We’re here to win games. We’re here to break bread, be assholes and be sexual ballers (it’s arrogant that Marc Tyler decided not to use words that start with USC to say what USC stands for). We’re here to enjoy sanctions. We took their best shot and gave them the Visor in response.
And now, the NCAA is a bunch of school kids looking for help. Anyone who “self-sanctions” gets off easy. That’s just a sign we’re winning the war. It’s a sign that they know they have no power and are willing to be lenient to anyone who pretends they still have some. Not us. I chase my whiskey with their misery. I wake up in the morning and go to work feeling like a George Clooney robot made up of lazers because my words still mean something. For those people in Indianapolis, they are experiencing a fate worse than death. They are living a life that is pointless. The Sanctions Era is here and unlike everyone else, we’re going to revel in the fact we brought sanctions back like an old fashion that went out of style and showed up on coked up Brooklyn kids. That’s us. Only we eat bears and store our valuables in their skulls.

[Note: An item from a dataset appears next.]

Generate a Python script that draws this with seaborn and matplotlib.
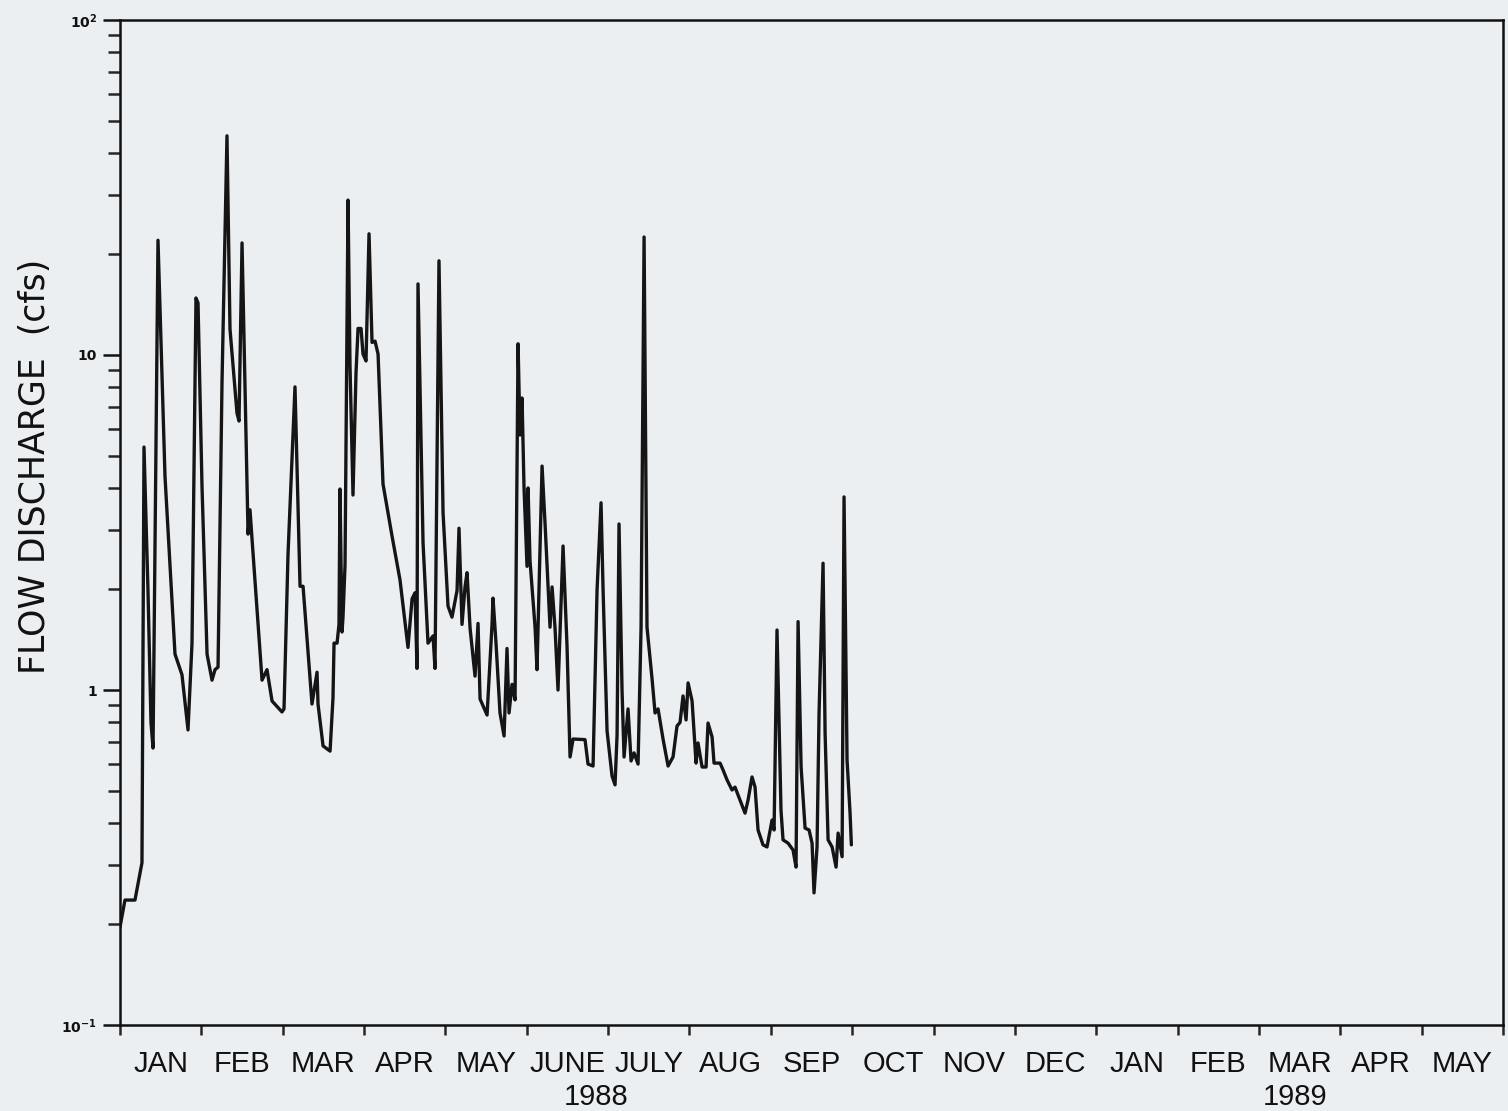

I want you all to write the good Pat Haden and ask him to politely SUE THE SHIT out of the NCAA. Not because we want to be in a bowl game. Not because we want something to change. Just because we can. We can and we’d make those assholes look stupid. Be nice to Pat when you write him, but do let him know Arrogant Nation is out for bear blood and we want to stand on the hilltop giving the NCAA the collective middle finger (not ours, the middle finger we cut off a bear. Also we’re not really “giving” them the finger. We keep it and turn it into a keychain).
We got nailed because we knew the NCAA didn’t have a case and we told them as much. Other schools are pleading and begging. Not us. Why?
BOOM. Extreme close up. The visor what cut out of the shot because you probably aren’t wearing sunglasses and don’t want to get blinded. The Kiff has been in outer space this off season eating space dust and collecting black matter for him to create an all new glowing jumpsuit for the season.
IT IS ALMOST TIME FOR THE SEASON. So… What’s coming up for Arrogant Nation? Why don’t I let you know.
For one, I am speaking on campus pretty early in September, so be stoked for that. For those of you who were planning on having me to a tailgate or for a Thursday night liver battle, better book the bearhunter. You know where to find me.
You will indoctrinate a new generation of Freshmen Trojans into our world. Raise them right. Arrogant as all hell.
As far as T-Shirts… I am not revealing anything yet because we are finalizing our plan, but I can tell you a few things:
- There will be 5 designs
- Last year’s designs will be available
- There will most likely be some cold weather gear
- We will be releasing the visor which is mandatory gameday gear.
I am going to get Friday turntable.fm rooms going where you can DJ some pump up music with me to help pass the time.
There will be a return of the Arrogant Game Preview and Arrogant Game Recap.
I am going to review on campus events on the blog. That means, if you can get me to come to your frat party, your sorority invite, your student film screening, your fucking roof diving competition, I am covering it. Last year I introduced myself and you met the bearhunter. These year, based on the amount of fun I had speaking at your events and hanging out, I am going to go undercover like a whiskey fueled rocket and show the world why they are missing out.
More importantly, I’ll show the bears that if they somehow take me down, there will be Arrogant Nation behind me. I’m going to give you guys assignments, especially the students. Things to print out and tack up around campus. This year, no one will miss us. We’re gonna be the asshole in the room.